Simon, who worked in London, bought a house near his parents’ home in Cardiff. His mortgage lender arranged the buildings insurance and was aware that Simon had bought the house with the intention of renovating it and then letting it out.
He visited the property almost every weekend to work on it, sometimes staying there overnight and sometimes sleeping at his parents’ house. One weekend, he arrived at the house to find it had been damaged by fire, which turned out to be a case of arson.
When he put in a claim, his insurer refused to pay out. They said Simon had left the property unoccupied for more than 30 days and hadn’t intended to live in the property long term. Simon didn’t think this was right and made a complaint to the insurer. Unhappy with the outcome, he then brought his complaint to us.
What we said
We looked at the all of the available evidence. Simon had made his intentions clear when he asked the mortgage lender to arrange the policy. However, the insurer still rejected the claim, citing the policy exclusion relating to properties that were left unoccupied for more than 30 days. The insurer said they expected policyholders to stay overnight in the property regularly.
We looked at the facts. We didn’t consider that the insurer had acted fairly or reasonably in rejecting the claim. We first looked at the policy wording and the phrase ‘left unoccupied’ wasn’t defined. The policy was there to provide cover for loss and damage while the property was ‘unoccupied’, provided this wasn’t longer than 30 days.
While the house had minimal furniture and lacked adequate facilities, such as a lavatory and a working kitchen, Simon provided paid invoices for work that had been done to the property. Looking at the dates of the invoices it was clear that work was done each month.
Simon was also able to provide ample evidence to show that he'd visited it frequently to carry out work and to check up on the property.
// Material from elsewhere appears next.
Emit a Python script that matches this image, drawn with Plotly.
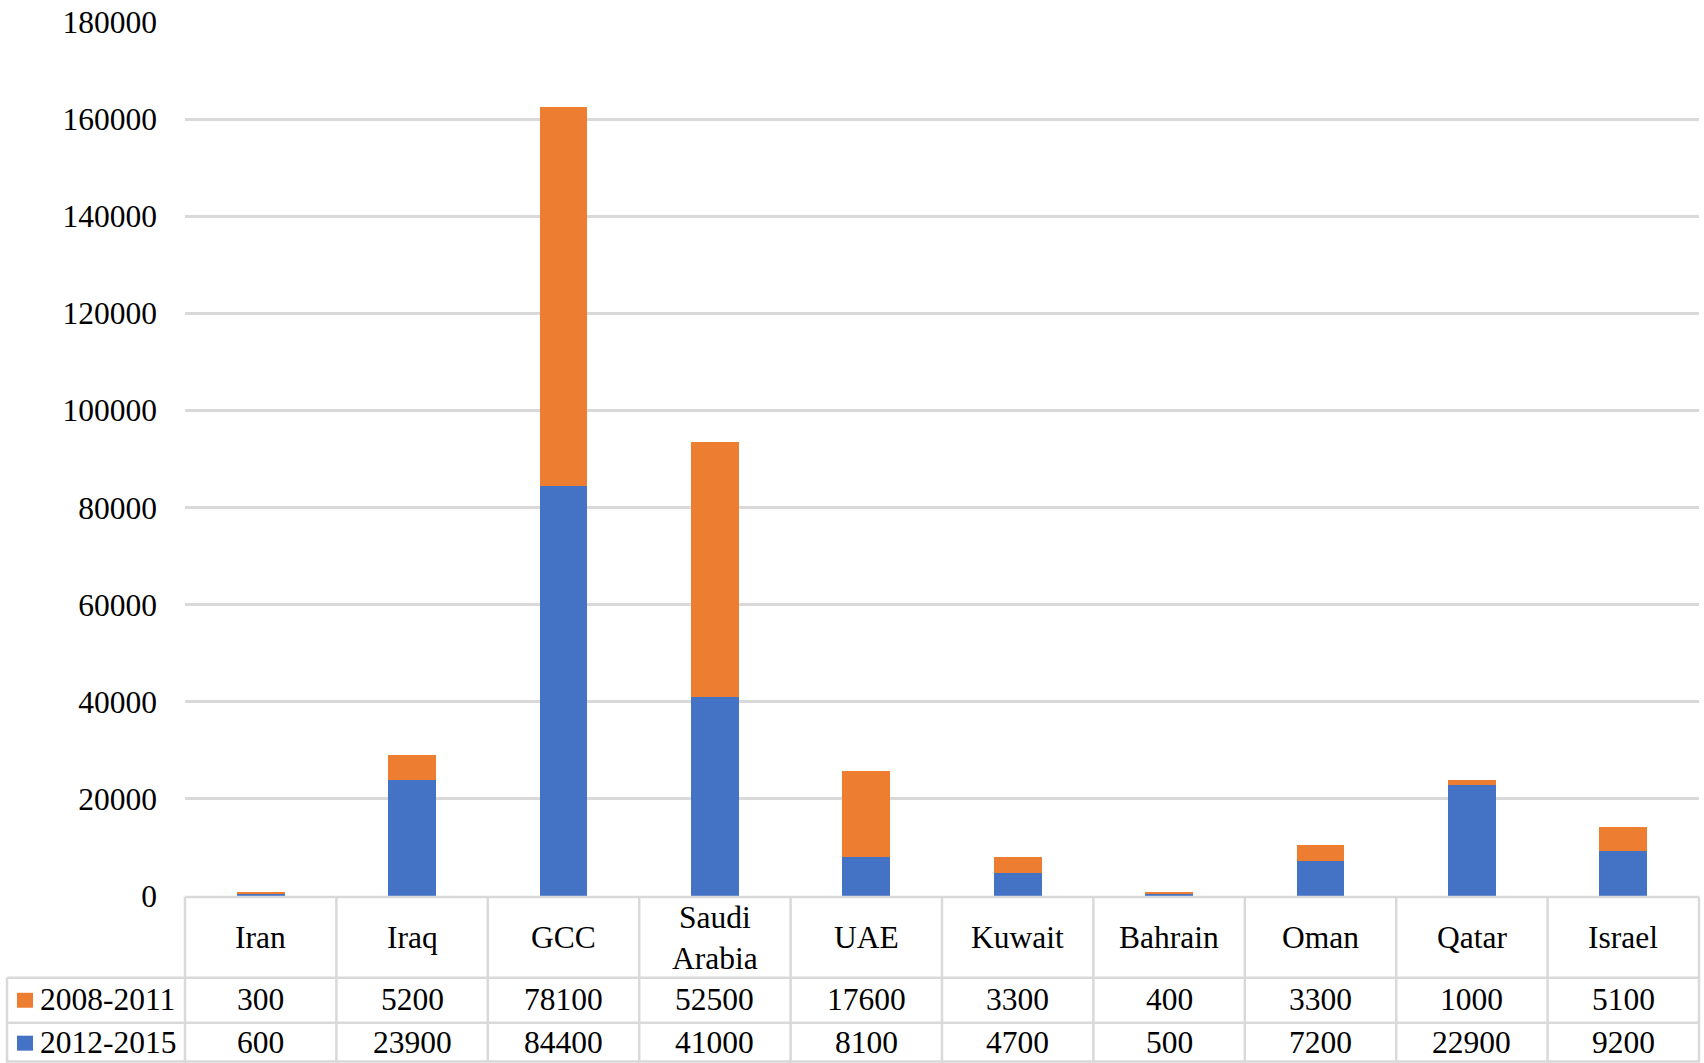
import plotly.graph_objects as go

# ---- data ----
categories = ["Iran", "Iraq", "GCC", "Saudi Arabia", "UAE", "Kuwait",
              "Bahrain", "Oman", "Qatar", "Israel"]
category_labels = ["Iran", "Iraq", "GCC", "Saudi<br>Arabia", "UAE", "Kuwait",
                   "Bahrain", "Oman", "Qatar", "Israel"]
series_names = ["2008-2011", "2012-2015"]
values_2008_2011 = [300, 5200, 78100, 52500, 17600, 3300, 400, 3300, 1000, 5100]
values_2012_2015 = [600, 23900, 84400, 41000, 8100, 4700, 500, 7200, 22900, 9200]
y_tick_values = [0, 20000, 40000, 60000, 80000, 100000, 120000, 140000, 160000, 180000]

# ---- styling ----
W, H = 1704, 1063
L, R, T, B = 185, 5, 20, 167
ORANGE = "#ED7D31"
BLUE = "#4472C4"
GRID = "#D9D9D9"
FONT = "Liberation Serif"
FS = 31.5

plot_w = W - L - R
plot_h = H - T - B
y_bottom = H - B


def px_x(p):
    return (p - L) / plot_w


def px_y(p):
    return (y_bottom - p) / plot_h


fig = go.Figure()
fig.add_trace(go.Bar(x=categories, y=values_2012_2015, name=series_names[1],
                     marker=dict(color=BLUE, line=dict(width=0)), showlegend=False))
fig.add_trace(go.Bar(x=categories, y=values_2008_2011, name=series_names[0],
                     marker=dict(color=ORANGE, line=dict(width=0)), showlegend=False))

shapes = []
annotations = []
line_style = dict(color=GRID, width=2.5)

# data table grid: rows
row_lines = [897, 978, 1023, 1062]
for i, yp in enumerate(row_lines):
    x0 = L if i == 0 else 7
    shapes.append(dict(type="line", xref="paper", yref="paper",
                       x0=px_x(x0), x1=1, y0=px_y(yp), y1=px_y(yp), line=line_style))
# data table grid: columns
n = len(categories)
col_w = plot_w / n
for k in range(n + 1):
    xp = L + k * col_w
    shapes.append(dict(type="line", xref="paper", yref="paper",
                       x0=px_x(xp), x1=px_x(xp), y0=px_y(897), y1=px_y(1063),
                       line=line_style))
shapes.append(dict(type="line", xref="paper", yref="paper",
                   x0=px_x(7), x1=px_x(7), y0=px_y(978), y1=px_y(1063), line=line_style))

# category header row
for cat, lab in zip(categories, category_labels):
    annotations.append(dict(x=cat, xref="x", y=px_y(938), yref="paper", text=lab,
                            showarrow=False, xanchor="center", yanchor="middle",
                            font=dict(family=FONT, size=FS, color="black")))

# value rows with legend keys
rows = [(series_names[0], values_2008_2011, ORANGE, 1000),
        (series_names[1], values_2012_2015, BLUE, 1043)]
for name, vals, color, yc in rows:
    shapes.append(dict(type="rect", xref="paper", yref="paper",
                       x0=px_x(17), x1=px_x(33), y0=px_y(yc - 7), y1=px_y(yc + 8),
                       fillcolor=color, line=dict(width=0)))
    annotations.append(dict(x=px_x(38), xref="paper", y=px_y(yc), yref="paper",
                            text=name, showarrow=False, xanchor="left", yanchor="middle",
                            font=dict(family=FONT, size=FS, color="black")))
    for cat, v in zip(categories, vals):
        annotations.append(dict(x=cat, xref="x", y=px_y(yc), yref="paper", text=str(v),
                                showarrow=False, xanchor="center", yanchor="middle",
                                font=dict(family=FONT, size=FS, color="black")))

fig.update_layout(
    width=W, height=H,
    margin=dict(l=L, r=R, t=T, b=B, pad=0),
    barmode="stack",
    bargap=0.685,
    plot_bgcolor="white", paper_bgcolor="white",
    font=dict(family=FONT, size=FS, color="black"),
    shapes=shapes,
    annotations=annotations,
    xaxis=dict(showticklabels=False, showgrid=False, zeroline=False, showline=False,
               ticks="", fixedrange=True),
    yaxis=dict(range=[0, 180000], tickvals=y_tick_values,
               ticktext=[str(v) for v in y_tick_values],
               showgrid=True, gridcolor=GRID, gridwidth=2.5, zeroline=False,
               showline=False, ticks="", ticklabelstandoff=27,
               tickfont=dict(family=FONT, size=FS, color="black")),
)

fig.write_html("out.html")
Utility bills showed regular use of gas and electricity and the house was neither abandoned nor neglected. Simon was also paying his council tax, which hadn’t been discounted on the grounds that it was unoccupied.
Taking everything into account, we were satisfied that Simon’s property hadn’t been left unoccupied. He’d visited regularly and workmen had been there regularly too. As ‘left unoccupied’ wasn’t defined, we didn’t think it was a reasonable interpretation to say that the phrase required someone to be staying regularly overnight.
Because we considered the wording of the policy exclusion to be unclear and ambiguous, we interpreted it in favour of Simon. We concluded that the property hadn’t been left unoccupied for more than 30 days, even though it hadn’t been lived in and was not yet habitable on a long-term basis. We told the insurer to pay Simon’s claim.